● **What you need to do**: Reproduce each line from the records that holds "Python".

Charts and diagrams as code

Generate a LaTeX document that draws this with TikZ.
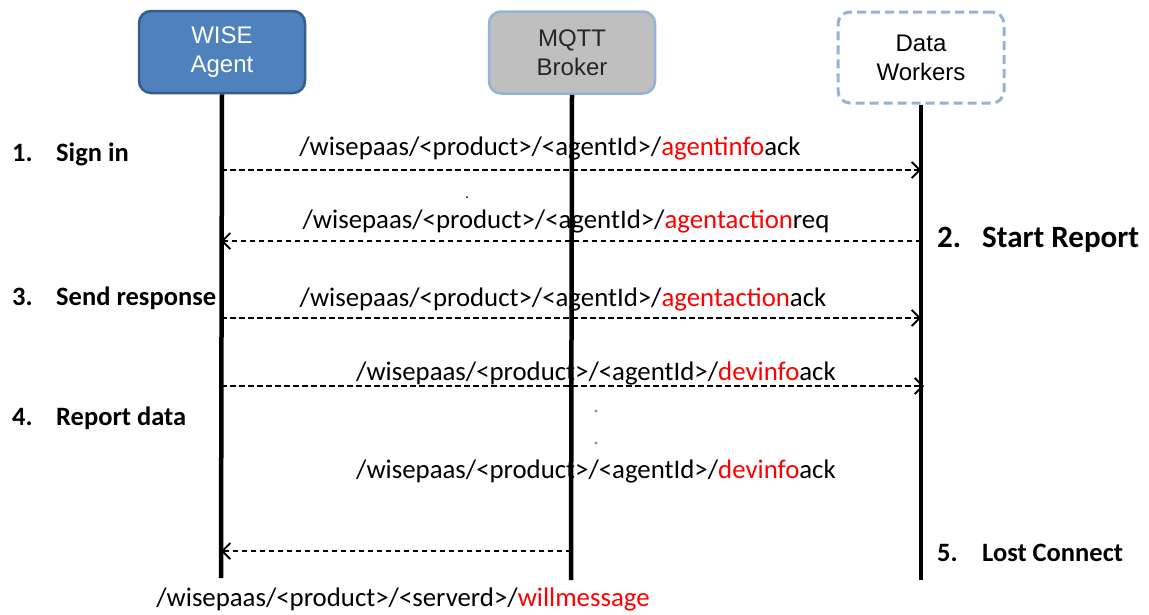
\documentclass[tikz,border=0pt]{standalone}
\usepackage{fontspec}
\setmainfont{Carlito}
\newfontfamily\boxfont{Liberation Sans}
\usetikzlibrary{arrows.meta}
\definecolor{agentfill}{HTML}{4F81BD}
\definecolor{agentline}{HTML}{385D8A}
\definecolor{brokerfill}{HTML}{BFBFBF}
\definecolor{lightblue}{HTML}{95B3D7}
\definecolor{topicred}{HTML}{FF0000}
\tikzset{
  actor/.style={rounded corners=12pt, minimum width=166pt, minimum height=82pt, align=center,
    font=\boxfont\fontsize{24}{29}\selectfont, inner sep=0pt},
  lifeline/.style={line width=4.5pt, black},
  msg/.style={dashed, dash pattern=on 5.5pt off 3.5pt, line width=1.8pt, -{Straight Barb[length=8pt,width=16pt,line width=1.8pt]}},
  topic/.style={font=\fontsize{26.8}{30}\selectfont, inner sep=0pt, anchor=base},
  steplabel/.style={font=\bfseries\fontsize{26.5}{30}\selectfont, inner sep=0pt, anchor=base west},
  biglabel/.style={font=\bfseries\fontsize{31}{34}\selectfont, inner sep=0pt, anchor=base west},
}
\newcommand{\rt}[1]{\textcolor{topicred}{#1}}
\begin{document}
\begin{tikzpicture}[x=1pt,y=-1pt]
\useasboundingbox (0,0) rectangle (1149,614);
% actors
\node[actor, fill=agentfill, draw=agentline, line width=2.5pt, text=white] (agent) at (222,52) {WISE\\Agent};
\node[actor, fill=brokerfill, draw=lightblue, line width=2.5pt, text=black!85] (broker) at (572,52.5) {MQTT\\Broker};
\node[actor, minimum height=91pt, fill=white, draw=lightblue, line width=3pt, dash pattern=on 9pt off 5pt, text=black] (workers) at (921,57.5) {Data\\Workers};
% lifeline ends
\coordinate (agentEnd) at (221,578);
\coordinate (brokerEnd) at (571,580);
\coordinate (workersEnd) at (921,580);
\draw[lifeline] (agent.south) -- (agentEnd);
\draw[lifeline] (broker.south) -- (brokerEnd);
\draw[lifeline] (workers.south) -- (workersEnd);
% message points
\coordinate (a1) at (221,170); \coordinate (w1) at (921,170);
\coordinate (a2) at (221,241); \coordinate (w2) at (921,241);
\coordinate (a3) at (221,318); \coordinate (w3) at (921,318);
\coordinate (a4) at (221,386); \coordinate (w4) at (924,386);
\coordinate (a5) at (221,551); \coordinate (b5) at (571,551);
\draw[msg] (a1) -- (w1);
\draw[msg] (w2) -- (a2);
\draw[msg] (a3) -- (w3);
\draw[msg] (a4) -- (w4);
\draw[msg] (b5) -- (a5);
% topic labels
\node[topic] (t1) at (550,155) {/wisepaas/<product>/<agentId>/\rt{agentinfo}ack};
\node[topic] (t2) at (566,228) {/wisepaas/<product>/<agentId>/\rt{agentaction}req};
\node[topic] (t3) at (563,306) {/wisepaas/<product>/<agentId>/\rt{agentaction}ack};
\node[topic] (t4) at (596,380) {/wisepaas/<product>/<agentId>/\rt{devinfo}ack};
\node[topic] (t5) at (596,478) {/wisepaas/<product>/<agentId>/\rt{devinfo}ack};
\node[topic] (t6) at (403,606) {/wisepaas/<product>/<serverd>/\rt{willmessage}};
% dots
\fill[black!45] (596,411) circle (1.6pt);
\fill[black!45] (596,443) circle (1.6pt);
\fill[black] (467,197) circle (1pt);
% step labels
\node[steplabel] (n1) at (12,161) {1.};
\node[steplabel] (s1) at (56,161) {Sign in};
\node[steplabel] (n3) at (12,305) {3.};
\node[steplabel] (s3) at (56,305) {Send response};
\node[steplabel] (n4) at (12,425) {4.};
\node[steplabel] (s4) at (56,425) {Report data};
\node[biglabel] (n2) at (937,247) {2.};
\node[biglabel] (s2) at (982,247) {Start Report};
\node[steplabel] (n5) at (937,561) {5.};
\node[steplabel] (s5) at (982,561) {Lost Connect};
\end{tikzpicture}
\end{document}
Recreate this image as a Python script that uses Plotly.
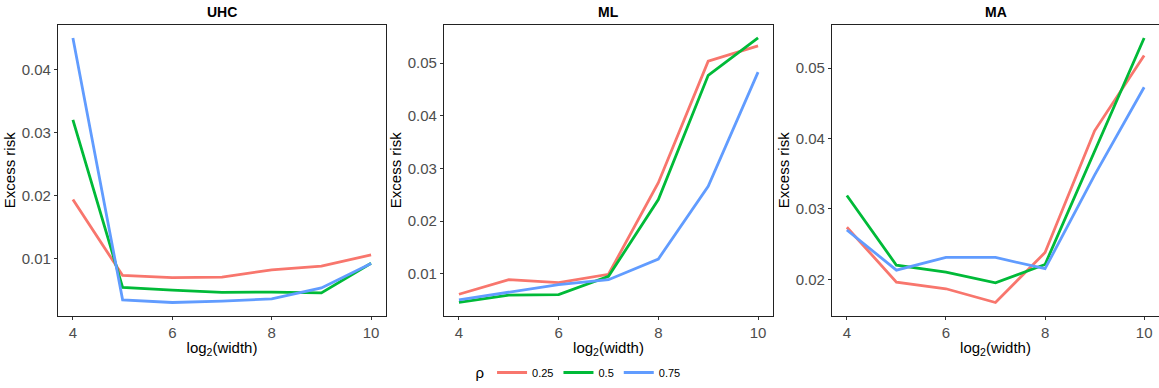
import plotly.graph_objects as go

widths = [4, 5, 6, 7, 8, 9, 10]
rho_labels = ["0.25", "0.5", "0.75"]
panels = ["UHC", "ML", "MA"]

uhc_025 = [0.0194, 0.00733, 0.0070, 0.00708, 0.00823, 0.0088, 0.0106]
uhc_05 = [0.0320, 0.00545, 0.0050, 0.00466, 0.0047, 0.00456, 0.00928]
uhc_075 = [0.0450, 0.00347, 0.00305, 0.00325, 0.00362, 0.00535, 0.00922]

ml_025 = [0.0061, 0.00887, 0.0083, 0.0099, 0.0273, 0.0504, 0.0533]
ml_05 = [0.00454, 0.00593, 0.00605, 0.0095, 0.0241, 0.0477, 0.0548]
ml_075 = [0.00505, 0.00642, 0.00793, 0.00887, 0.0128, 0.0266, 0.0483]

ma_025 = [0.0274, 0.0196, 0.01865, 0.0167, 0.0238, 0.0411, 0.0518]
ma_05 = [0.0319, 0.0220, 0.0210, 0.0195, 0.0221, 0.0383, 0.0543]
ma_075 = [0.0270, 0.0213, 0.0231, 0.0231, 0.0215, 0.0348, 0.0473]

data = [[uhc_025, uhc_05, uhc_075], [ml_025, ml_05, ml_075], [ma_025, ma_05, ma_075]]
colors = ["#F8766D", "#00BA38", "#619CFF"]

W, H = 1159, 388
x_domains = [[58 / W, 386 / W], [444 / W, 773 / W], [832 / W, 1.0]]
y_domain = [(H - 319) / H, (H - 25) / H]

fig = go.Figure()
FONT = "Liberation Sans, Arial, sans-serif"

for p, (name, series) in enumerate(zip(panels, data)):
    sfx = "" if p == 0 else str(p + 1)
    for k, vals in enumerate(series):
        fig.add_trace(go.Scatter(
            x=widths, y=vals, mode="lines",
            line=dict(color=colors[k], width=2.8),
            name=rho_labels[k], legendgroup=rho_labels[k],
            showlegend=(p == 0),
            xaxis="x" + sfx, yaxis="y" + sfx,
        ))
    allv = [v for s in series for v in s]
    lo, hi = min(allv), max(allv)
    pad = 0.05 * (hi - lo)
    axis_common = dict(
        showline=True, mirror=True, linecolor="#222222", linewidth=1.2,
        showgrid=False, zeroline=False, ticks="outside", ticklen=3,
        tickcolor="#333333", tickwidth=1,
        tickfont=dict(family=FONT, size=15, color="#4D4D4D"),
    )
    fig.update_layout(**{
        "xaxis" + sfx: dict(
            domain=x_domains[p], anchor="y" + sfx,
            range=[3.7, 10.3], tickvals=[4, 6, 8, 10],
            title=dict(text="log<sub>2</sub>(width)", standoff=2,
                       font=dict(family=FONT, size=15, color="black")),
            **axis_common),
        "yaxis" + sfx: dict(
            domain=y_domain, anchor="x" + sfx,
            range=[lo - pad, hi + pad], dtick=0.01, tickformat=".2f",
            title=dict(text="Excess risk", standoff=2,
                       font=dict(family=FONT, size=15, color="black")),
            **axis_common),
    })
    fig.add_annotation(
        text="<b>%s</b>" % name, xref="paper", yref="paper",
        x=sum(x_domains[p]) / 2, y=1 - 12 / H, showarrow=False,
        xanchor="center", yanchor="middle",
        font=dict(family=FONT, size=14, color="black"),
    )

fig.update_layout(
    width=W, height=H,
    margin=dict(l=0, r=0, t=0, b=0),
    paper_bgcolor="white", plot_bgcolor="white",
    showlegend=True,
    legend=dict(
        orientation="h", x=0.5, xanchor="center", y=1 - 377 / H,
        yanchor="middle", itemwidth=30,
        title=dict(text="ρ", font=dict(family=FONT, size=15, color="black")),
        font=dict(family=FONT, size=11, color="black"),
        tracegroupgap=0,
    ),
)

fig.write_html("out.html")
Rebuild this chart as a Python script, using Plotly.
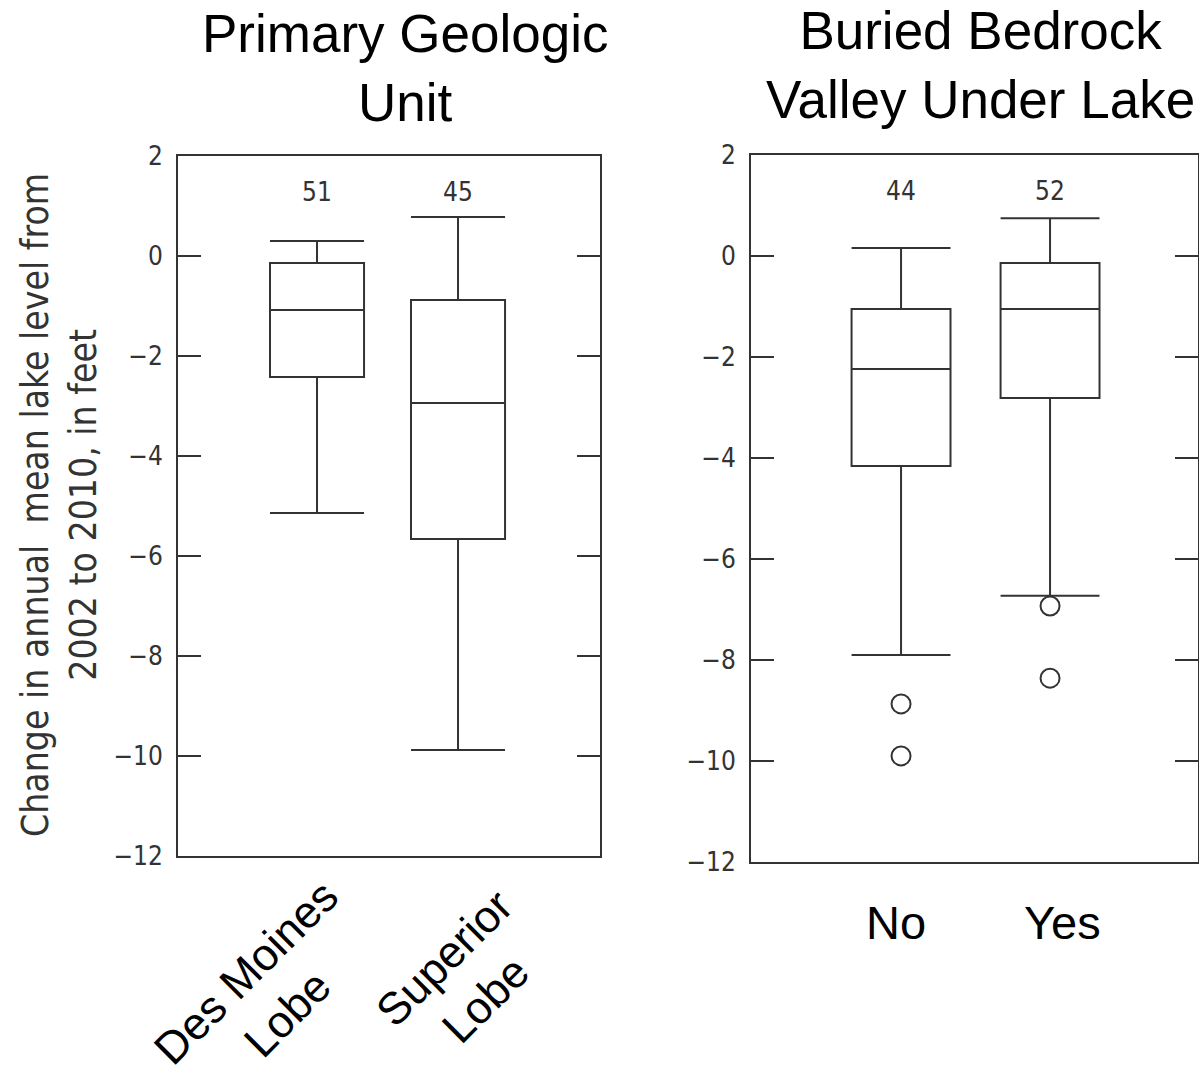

● **Complete answer**:
Recreate this image as a Python script that uses Plotly.
Rebuild this chart as a Python script, using Plotly.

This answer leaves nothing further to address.